A review of missing data in cancer prognostic studies published in 2004 by Burton et al. [36] and a review of developmental psychology studies published in 2009 by Jelicic et al. [3] reported similar findings to ours. Burton et al. [36] found a deficiency in the reporting of missing covariate data in cancer prognostic studies. After reviewing 100 articles, they found that only 40% of articles provided information about the method used to handle missing covariate data and only 12 articles would have satisfied their proposed guidelines for the reporting of missing data. We observed in our review, of articles published from 2000 to 2009, that a larger proportion of articles reported the method used to handle the missing data in the analysis but that many articles were still not reporting the amount of missing data and the reasons for missingness.

The cohort studies we identified used numerous methods to handle missing data in the exposure-outcome analyses. Although some studies used advanced statistical modelling procedures (e.g. MI and Bayesian), the majority removed individuals with missing data and performed a complete-case analysis; a method that may produce biased results if the missing data are not MCAR. Jelicic et al. also found in their review that a large proportion of studies used complete-case analysis to handle their missing data [3]. For studies with a large proportion of missing data, excluding participants with missing data may also reduce the precision of the analysis substantially. Ad hoc methods (e.g. LOCF, the missing indicator method and mean value substitution), which are generally not recommended [16, 25] because they fail to account for the uncertainty in the data and may produce biased estimates [12], continue to be used. Although MI is becoming more accessible, only five studies used this method. The reporting of the imputation procedure was inconsistent and often incomplete. This was also observed by two independent reviews of the reporting of MI in the medical journals: BMJ, JAMA Lancet and the New England Journal of Medicine[12, 37]. Future studies should follow the recommendations outlined by Sterne et al. [12] to ensure that enough details are provided about the MI procedure, especially the implementation and details of the imputation modelling process.

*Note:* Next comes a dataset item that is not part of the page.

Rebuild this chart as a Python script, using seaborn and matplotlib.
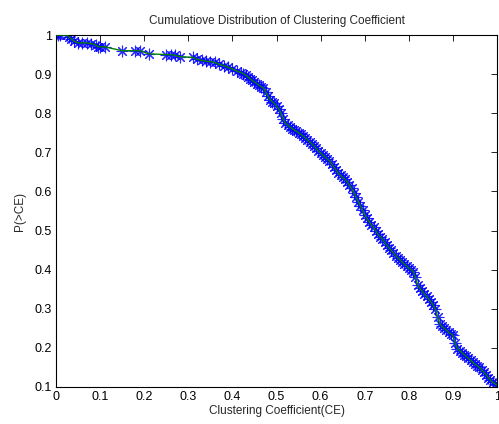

Strengths and limitations of the literature review

We aimed to complete a comprehensive review of all papers published that analysed exposure variables measured at multiple follow-up waves. Several keywords were used in order to obtain as many articles as possible. The keyword search was then supplemented with cohort studies identified from a pooled analysis of 61 cohort studies. Although a large number of abstracts and studies were identified, some cohort studies might have been missed. If multiple papers were identified from one study, the most recent article was included in the review, which might have led us to omit papers from the same study that used a more appropriate missing data method. Our search criteria only included papers written in English and only PubMed was searched. Our search strategy was limited to articles published between 2000 and 2009. On average three papers of the type we focussed on were published each year from 2000 to 2002 and the number has increased since then, so it seems unlikely that many papers were published before this time. Also, MI was not as accessible prior to 1997, so papers published before 2000 were more likely to have used complete case analysis or other ad hoc methods.

Conclusions

With the increase in the number of cohort studies analysing data with multiple follow-up waves it is essential that authors follow the STROBE guidelines [10, 11] in conjunction with the guidelines proposed by Sterne et al. [12] to report on the amount of missing data in the study and the methods used to handle the missing data in the analyses. This will ensure that missing data are reported with enough detail to allow readers to assess the validity of the results. Incomplete data and the statistical methods used to deal with the missing data can lead to bias, or be inefficient, and so authors should be encouraged to use online supplements (if necessary) as a way of publishing both the details of the missing data in their study and the details of the methods used to deal with the missing data.